Birkhoff–von Neumann decomposition of doubly stochastic matrices

This package provides Birkhoff’s algorithm for computing the Birkhoff–von Neumann decomposition of a doubly stochastic matrix.

Source code · Packaging · Issues

Installation

pip install birkhoff

Basic usage

import numpy
from birkhoff import birkhoff_von_neumann_decomposition

# Create a doubly stochastic matrix.
#
# D = numpy.array(...)

# The decomposition is given as a list of pairs in which the right element
# is a permutation matrix and the left element is the scalar coefficient
# applied to that permutation matrix in the convex combination
# representation of the doubly stochastic matrix.
result = birkhoff_von_neumann_decomposition(D)
for coefficient, permutation_matrix in result:
    print('coefficient:', coefficient)
    print('permutation matrix:', permutation_matrix)

Mathematical background

A doubly stochastic matrix is a matrix in which each row and each column sum to one. In other words, a matrix \(D\) is doubly stochastic if

\[\begin{split}D 1 & = 1 \\ 1^T D & = 1^T\end{split}\]

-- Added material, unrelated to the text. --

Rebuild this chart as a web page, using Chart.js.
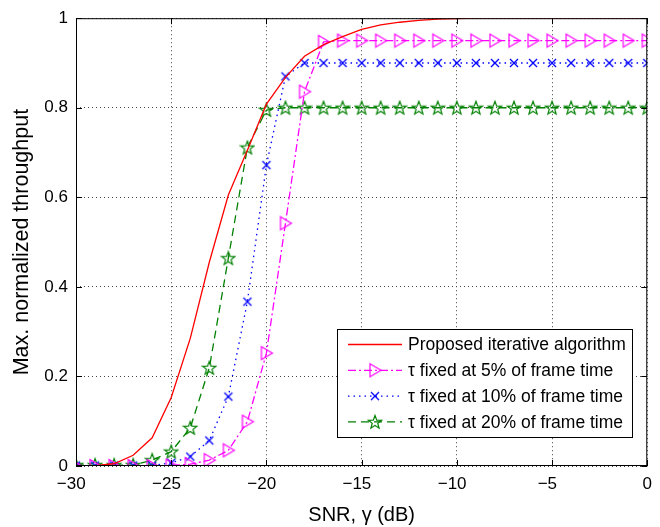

A permutation matrix is a matrix in which each entry is either zero or one. By the Birkhoff–von Neumann Theorem, each doubly stochastic matrix is a convex combination of permutation matrices. In other words, for each \(n \times n\) doubly stochastic matrix \(D\), there is a sequence of real numbers \(\alpha_1, \dotsc, \alpha_N\) and permutation matrices \(P_1, \dotsc, P_N\) such that

\[D = \sum_{i = 1}^N \alpha_i P_i\]

where \(\sum_{i = 1}^N \alpha_i = 1\) and the number \(N\) is guaranteed to be at most \(n^2\). Furthermore, the proof of the Birkhoff–von Neumann Theorem provides an explicit algorithm for computing each \(\alpha_i\) and \(P_i\). This is the algorithm employed by the birkhoff_von_neumann_decomposition() function.

The theorem and corresponding algorithm also apply to scalar multiples of doubly stochastic matrices, that is, matrices of the form \(c D\), for some positive real number \(c\).

Birkhoff’s Algorithm

Describe the algorithm here.

API

birkhoff.birkhoff_von_neumann_decomposition(D)[source]

Returns the Birkhoff–von Neumann decomposition of the doubly stochastic matrix D.

The input D must be a square NumPy array representing a doubly stochastic matrix (that is, a matrix whose entries are nonnegative reals and whose row sums and column sums are all 1). Each doubly stochastic matrix is a convex combination of at most n ** 2 permutation matrices, where n is the dimension of the input array.

The returned value is a list of pairs whose length is at most n ** 2. In each pair, the first element is a real number in the interval (0, 1] and the second element is a NumPy array representing a permutation matrix. This represents the doubly stochastic matrix as a convex combination of the permutation matrices.

The input matrix may also be a scalar multiple of a doubly stochastic matrix, in which case the row sums and column sums must each be c, for some positive real number c. This may be useful in avoiding precision issues: given a doubly stochastic matrix that will have many entries close to one, multiply it by a large positive integer. The returned permutation matrices will be the same regardless of whether the given matrix is a doubly stochastic matrix or a scalar multiple of a doubly stochastic matrix, but in the latter case, the coefficients will all be scaled by the appropriate scalar multiple, and their sum will be that scalar instead of one.

For example:

>>> import numpy as np
>>> from birkhoff import birkhoff_von_neumann_decomposition as decomp
>>> D = np.ones((2, 2))
>>> zipped_pairs = decomp(D)
>>> coefficients, permutations = zip(*zipped_pairs)
>>> coefficients
(1.0, 1.0)
>>> permutations[0]
array([[ 1.,  0.],
       [ 0.,  1.]])
>>> permutations[1]
array([[ 0.,  1.],
       [ 1.,  0.]])
>>> zipped_pairs = decomp(D / 2)  # halve each value in the matrix
>>> coefficients, permutations = zip(*zipped_pairs)
>>> coefficients  # will be half as large as before
(0.5, 0.5)
>>> permutations[0]  # will be the same as before
array([[ 1.,  0.],
       [ 0.,  1.]])
>>> permutations[1]
array([[ 0.,  1.],
       [ 1.,  0.]])

The returned list of pairs is given in the order computed by the algorithm (so in particular they are not sorted in any way).

Changes

Not yet released.

No changes yet.

Released on December 19, 2017.

  • Updated code to work with NetworkX version 2.0 (issue #3).